**TASK PROMPT:** Below is some material; set it all down exactly, apart from the pictures.
::: PROVIDED DATA :::
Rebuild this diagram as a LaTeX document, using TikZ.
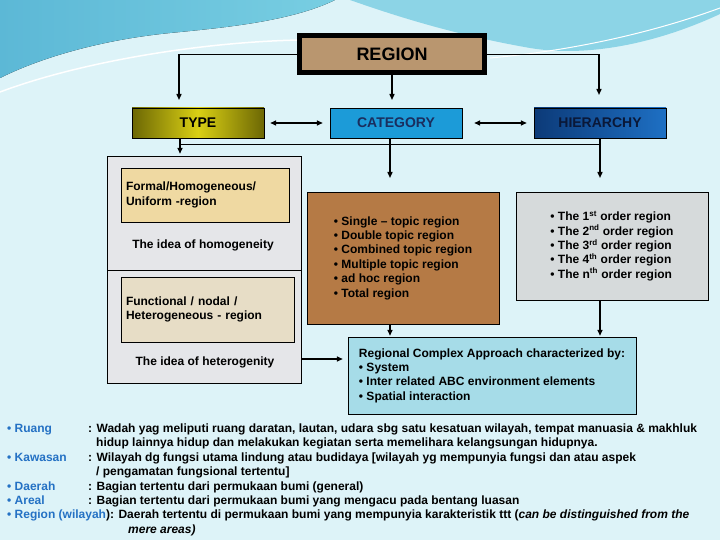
\documentclass[tikz,border=0pt]{standalone}
\usepackage{fontspec}
\setmainfont{Liberation Sans}
\usetikzlibrary{positioning,arrows.meta}
\definecolor{bgcyan}{RGB}{221,243,248}
\definecolor{wavedark}{RGB}{92,184,214}
\definecolor{wavemid}{RGB}{120,206,226}
\definecolor{wavelight}{RGB}{140,212,230}
\definecolor{regiontan}{RGB}{185,150,111}
\definecolor{typedark}{RGB}{108,103,4}
\definecolor{typelight}{RGB}{218,208,20}
\definecolor{catblue}{RGB}{28,155,216}
\definecolor{cattext}{RGB}{26,46,94}
\definecolor{hierdark}{RGB}{12,58,120}
\definecolor{hierlight}{RGB}{30,112,196}
\definecolor{hiertext}{RGB}{10,24,56}
\definecolor{marble}{RGB}{229,230,233}
\definecolor{formaltan}{RGB}{239,217,162}
\definecolor{linen}{RGB}{231,221,198}
\definecolor{wood}{RGB}{181,122,69}
\definecolor{granite}{RGB}{214,218,219}
\definecolor{water}{RGB}{166,220,232}
\definecolor{labelblue}{RGB}{36,113,196}
\newcommand{\boxfont}{\fontsize{12}{14.4}\selectfont\bfseries}

\begin{document}
\begin{tikzpicture}[x=1pt,y=-1pt,
    arr/.style={-{Triangle[length=6pt,width=5pt]}, line width=1.4pt},
    darr/.style={{Triangle[length=6pt,width=5pt]}-{Triangle[length=6pt,width=5pt]}, line width=1.4pt},
    topbox/.style={draw=black, minimum width=132pt, minimum height=30pt, inner sep=0pt,
      font=\fontsize{14}{16}\selectfont\bfseries},
    listbox/.style={draw=black, align=left, inner sep=0pt, font=\boxfont},
    paperbox/.style={draw=black, align=left, inner xsep=5pt, font=\boxfont},
    note/.style={anchor=base west, inner sep=0pt, font=\boxfont}]
  % Background
  \fill[bgcyan] (0,0) rectangle (720,540);
  \useasboundingbox (0,0) rectangle (720,540);
  \fill[left color=wavedark, right color=wavemid] (0,0) -- (335,0)
    .. controls (290,22) and (220,28) .. (170,33)
    .. controls (100,40) and (40,58) .. (0,78) -- cycle;
  \fill[wavelight] (350,0) -- (720,0) -- (720,14)
    .. controls (660,42) and (590,58) .. (530,48)
    .. controls (450,34) and (390,14) .. (350,0) -- cycle;
  \draw[white, line width=1.5pt] (0,92) .. controls (80,62) and (200,42) .. (300,40);
  \draw[white, line width=1pt] (490,58) .. controls (580,50) and (660,30) .. (720,8);

  % Top row
  \node[draw=black, line width=5pt, fill=regiontan, minimum width=185pt, minimum height=37pt,
    inner sep=0pt, font=\fontsize{18}{20}\selectfont\bfseries] (region) at (392,54.5) {REGION};
  \node[topbox, left color=typedark, right color=typedark, middle color=typelight] (type) at (198,123) {TYPE};
  \node[topbox, fill=catblue, text=cattext] (category) at (396,123) {CATEGORY};
  \node[topbox, left color=hierdark, right color=hierlight, text=hiertext] (hierarchy) at (600,123) {HIERARCHY};

  % Left column
  \node[draw=black, fill=marble, minimum width=194pt, minimum height=114pt] (marbleTop) at (204,213) {};
  \node[draw=black, fill=marble, minimum width=194pt, minimum height=113pt] (marbleBot) at (204,326.5) {};
  \node[paperbox, fill=formaltan, text width=158pt, minimum height=54pt] (formal) at (205,195)
    {Formal/Homogeneous/\\Uniform -region};
  \node[font=\boxfont] (homog) at (203,245) {The idea of homogeneity};
  \node[paperbox, fill=linen, text width=163pt, minimum height=65pt] (functional) at (207.5,309.5)
    {Functional / nodal /\\Heterogeneous - region};
  \node[font=\boxfont] (heterog) at (205,362) {The idea of heterogenity};

  % Lists
  \node[listbox, fill=wood, minimum width=192pt, minimum height=132pt] (wood) at (403,258)
    {• Single -- topic region\\• Double topic region\\• Combined topic region\\
     • Multiple topic region\\• ad hoc region\\• Total region};
  \node[listbox, fill=granite, minimum width=192pt, minimum height=108pt] (orders) at (612,246)
    {• The 1\textsuperscript{st} order region\\• The 2\textsuperscript{nd} order region\\
     • The 3\textsuperscript{rd} order region\\• The 4\textsuperscript{th} order region\\
     • The n\textsuperscript{th} order region};
  \node[listbox, fill=water, minimum width=288pt, minimum height=77pt] (water) at (492,375.5)
    {Regional Complex Approach characterized by:\\• System\\
     • Inter related ABC environment elements\\• Spatial interaction};

  % Connectors
  \coordinate (typeIn) at (179,100);
  \coordinate (catIn) at (392,100);
  \coordinate (hierIn) at (599,95);
  \draw[arr] (region.west) -| (typeIn);
  \draw[arr] (region.south) -- (catIn);
  \draw[arr] (region.east) -| (hierIn);
  \draw[darr, shorten <=6pt, shorten >=7pt] (type) -- (category);
  \draw[darr, shorten <=12pt, shorten >=7pt] (category) -- (hierarchy);

  \coordinate (jL) at (180,144);
  \coordinate (jR) at (600,144);
  \coordinate (woodIn) at (390,178);
  \coordinate (listIn) at (600,178);
  \coordinate (hetY) at (0,359);
  \draw[line width=0.8pt] (jL) -- (jR);
  \draw[arr, shorten >=2pt] (type.south -| jL) -- (marbleTop.north -| jL);
  \draw[arr] (category.south -| woodIn) -- (woodIn);
  \draw[arr] (hierarchy.south -| listIn) -- (listIn);
  \draw[arr, shorten >=1pt] (wood.south -| woodIn) -- (water.north -| woodIn);
  \draw[arr, shorten >=1pt] (orders.south -| listIn) -- (water.north -| listIn);
  \draw[arr, shorten >=5pt] (marbleBot.east |- hetY) -- (water.west |- hetY);

  % Definitions
  \node[note, text=labelblue] (ruang) at (7,432) {• Ruang};
  \node[note] (ruangTxt) at (88,432) {: Wadah yag meliputi ruang daratan, lautan, udara sbg satu kesatuan wilayah, tempat manuasia \& makhluk};
  \node[note] (ruangTxt2) at (96,446.4) {hidup lainnya hidup dan melakukan kegiatan serta memelihara kelangsungan hidupnya.};
  \node[note, text=labelblue] (kawasan) at (7,461) {• Kawasan};
  \node[note] (kawasanTxt) at (88,461) {: Wilayah dg fungsi utama lindung atau budidaya [wilayah yg mempunyia fungsi dan atau aspek};
  \node[note] (kawasanTxt2) at (96,475.4) {/ pengamatan fungsional tertentu]};
  \node[note, text=labelblue] (daerah) at (7,490) {• Daerah};
  \node[note] (daerahTxt) at (88,490) {: Bagian tertentu dari permukaan bumi (general)};
  \node[note, text=labelblue] (areal) at (7,504.4) {• Areal};
  \node[note] (arealTxt) at (88,504.4) {: Bagian tertentu dari permukaan bumi yang mengacu pada bentang luasan};
  \node[note] (wilayah) at (7,518.8) {\textcolor{labelblue}{• Region (wilayah}): Daerah tertentu di permukaan bumi yang mempunyia karakteristik ttt (\textit{can be distinguished from the}};
  \node[note, font=\boxfont\itshape] (wilayah2) at (128,533.2) {mere areas)};
\end{tikzpicture}
\end{document}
:::
**ANSWER TO THE TASK:**
Rebuild this diagram as a LaTeX document, using TikZ.
\documentclass[tikz,border=0pt]{standalone}
\usepackage{fontspec}
\setmainfont{Liberation Sans}
\usetikzlibrary{positioning,arrows.meta}
\definecolor{bgcyan}{RGB}{221,243,248}
\definecolor{wavedark}{RGB}{92,184,214}
\definecolor{wavemid}{RGB}{120,206,226}
\definecolor{wavelight}{RGB}{140,212,230}
\definecolor{regiontan}{RGB}{185,150,111}
\definecolor{typedark}{RGB}{108,103,4}
\definecolor{typelight}{RGB}{218,208,20}
\definecolor{catblue}{RGB}{28,155,216}
\definecolor{cattext}{RGB}{26,46,94}
\definecolor{hierdark}{RGB}{12,58,120}
\definecolor{hierlight}{RGB}{30,112,196}
\definecolor{hiertext}{RGB}{10,24,56}
\definecolor{marble}{RGB}{229,230,233}
\definecolor{formaltan}{RGB}{239,217,162}
\definecolor{linen}{RGB}{231,221,198}
\definecolor{wood}{RGB}{181,122,69}
\definecolor{granite}{RGB}{214,218,219}
\definecolor{water}{RGB}{166,220,232}
\definecolor{labelblue}{RGB}{36,113,196}
\newcommand{\boxfont}{\fontsize{12}{14.4}\selectfont\bfseries}

\begin{document}
\begin{tikzpicture}[x=1pt,y=-1pt,
    arr/.style={-{Triangle[length=6pt,width=5pt]}, line width=1.4pt},
    darr/.style={{Triangle[length=6pt,width=5pt]}-{Triangle[length=6pt,width=5pt]}, line width=1.4pt},
    topbox/.style={draw=black, minimum width=132pt, minimum height=30pt, inner sep=0pt,
      font=\fontsize{14}{16}\selectfont\bfseries},
    listbox/.style={draw=black, align=left, inner sep=0pt, font=\boxfont},
    paperbox/.style={draw=black, align=left, inner xsep=5pt, font=\boxfont},
    note/.style={anchor=base west, inner sep=0pt, font=\boxfont}]
  % Background
  \fill[bgcyan] (0,0) rectangle (720,540);
  \useasboundingbox (0,0) rectangle (720,540);
  \fill[left color=wavedark, right color=wavemid] (0,0) -- (335,0)
    .. controls (290,22) and (220,28) .. (170,33)
    .. controls (100,40) and (40,58) .. (0,78) -- cycle;
  \fill[wavelight] (350,0) -- (720,0) -- (720,14)
    .. controls (660,42) and (590,58) .. (530,48)
    .. controls (450,34) and (390,14) .. (350,0) -- cycle;
  \draw[white, line width=1.5pt] (0,92) .. controls (80,62) and (200,42) .. (300,40);
  \draw[white, line width=1pt] (490,58) .. controls (580,50) and (660,30) .. (720,8);

  % Top row
  \node[draw=black, line width=5pt, fill=regiontan, minimum width=185pt, minimum height=37pt,
    inner sep=0pt, font=\fontsize{18}{20}\selectfont\bfseries] (region) at (392,54.5) {REGION};
  \node[topbox, left color=typedark, right color=typedark, middle color=typelight] (type) at (198,123) {TYPE};
  \node[topbox, fill=catblue, text=cattext] (category) at (396,123) {CATEGORY};
  \node[topbox, left color=hierdark, right color=hierlight, text=hiertext] (hierarchy) at (600,123) {HIERARCHY};

  % Left column
  \node[draw=black, fill=marble, minimum width=194pt, minimum height=114pt] (marbleTop) at (204,213) {};
  \node[draw=black, fill=marble, minimum width=194pt, minimum height=113pt] (marbleBot) at (204,326.5) {};
  \node[paperbox, fill=formaltan, text width=158pt, minimum height=54pt] (formal) at (205,195)
    {Formal/Homogeneous/\\Uniform -region};
  \node[font=\boxfont] (homog) at (203,245) {The idea of homogeneity};
  \node[paperbox, fill=linen, text width=163pt, minimum height=65pt] (functional) at (207.5,309.5)
    {Functional / nodal /\\Heterogeneous - region};
  \node[font=\boxfont] (heterog) at (205,362) {The idea of heterogenity};

  % Lists
  \node[listbox, fill=wood, minimum width=192pt, minimum height=132pt] (wood) at (403,258)
    {• Single -- topic region\\• Double topic region\\• Combined topic region\\
     • Multiple topic region\\• ad hoc region\\• Total region};
  \node[listbox, fill=granite, minimum width=192pt, minimum height=108pt] (orders) at (612,246)
    {• The 1\textsuperscript{st} order region\\• The 2\textsuperscript{nd} order region\\
     • The 3\textsuperscript{rd} order region\\• The 4\textsuperscript{th} order region\\
     • The n\textsuperscript{th} order region};
  \node[listbox, fill=water, minimum width=288pt, minimum height=77pt] (water) at (492,375.5)
    {Regional Complex Approach characterized by:\\• System\\
     • Inter related ABC environment elements\\• Spatial interaction};

  % Connectors
  \coordinate (typeIn) at (179,100);
  \coordinate (catIn) at (392,100);
  \coordinate (hierIn) at (599,95);
  \draw[arr] (region.west) -| (typeIn);
  \draw[arr] (region.south) -- (catIn);
  \draw[arr] (region.east) -| (hierIn);
  \draw[darr, shorten <=6pt, shorten >=7pt] (type) -- (category);
  \draw[darr, shorten <=12pt, shorten >=7pt] (category) -- (hierarchy);

  \coordinate (jL) at (180,144);
  \coordinate (jR) at (600,144);
  \coordinate (woodIn) at (390,178);
  \coordinate (listIn) at (600,178);
  \coordinate (hetY) at (0,359);
  \draw[line width=0.8pt] (jL) -- (jR);
  \draw[arr, shorten >=2pt] (type.south -| jL) -- (marbleTop.north -| jL);
  \draw[arr] (category.south -| woodIn) -- (woodIn);
  \draw[arr] (hierarchy.south -| listIn) -- (listIn);
  \draw[arr, shorten >=1pt] (wood.south -| woodIn) -- (water.north -| woodIn);
  \draw[arr, shorten >=1pt] (orders.south -| listIn) -- (water.north -| listIn);
  \draw[arr, shorten >=5pt] (marbleBot.east |- hetY) -- (water.west |- hetY);

  % Definitions
  \node[note, text=labelblue] (ruang) at (7,432) {• Ruang};
  \node[note] (ruangTxt) at (88,432) {: Wadah yag meliputi ruang daratan, lautan, udara sbg satu kesatuan wilayah, tempat manuasia \& makhluk};
  \node[note] (ruangTxt2) at (96,446.4) {hidup lainnya hidup dan melakukan kegiatan serta memelihara kelangsungan hidupnya.};
  \node[note, text=labelblue] (kawasan) at (7,461) {• Kawasan};
  \node[note] (kawasanTxt) at (88,461) {: Wilayah dg fungsi utama lindung atau budidaya [wilayah yg mempunyia fungsi dan atau aspek};
  \node[note] (kawasanTxt2) at (96,475.4) {/ pengamatan fungsional tertentu]};
  \node[note, text=labelblue] (daerah) at (7,490) {• Daerah};
  \node[note] (daerahTxt) at (88,490) {: Bagian tertentu dari permukaan bumi (general)};
  \node[note, text=labelblue] (areal) at (7,504.4) {• Areal};
  \node[note] (arealTxt) at (88,504.4) {: Bagian tertentu dari permukaan bumi yang mengacu pada bentang luasan};
  \node[note] (wilayah) at (7,518.8) {\textcolor{labelblue}{• Region (wilayah}): Daerah tertentu di permukaan bumi yang mempunyia karakteristik ttt (\textit{can be distinguished from the}};
  \node[note, font=\boxfont\itshape] (wilayah2) at (128,533.2) {mere areas)};
\end{tikzpicture}
\end{document}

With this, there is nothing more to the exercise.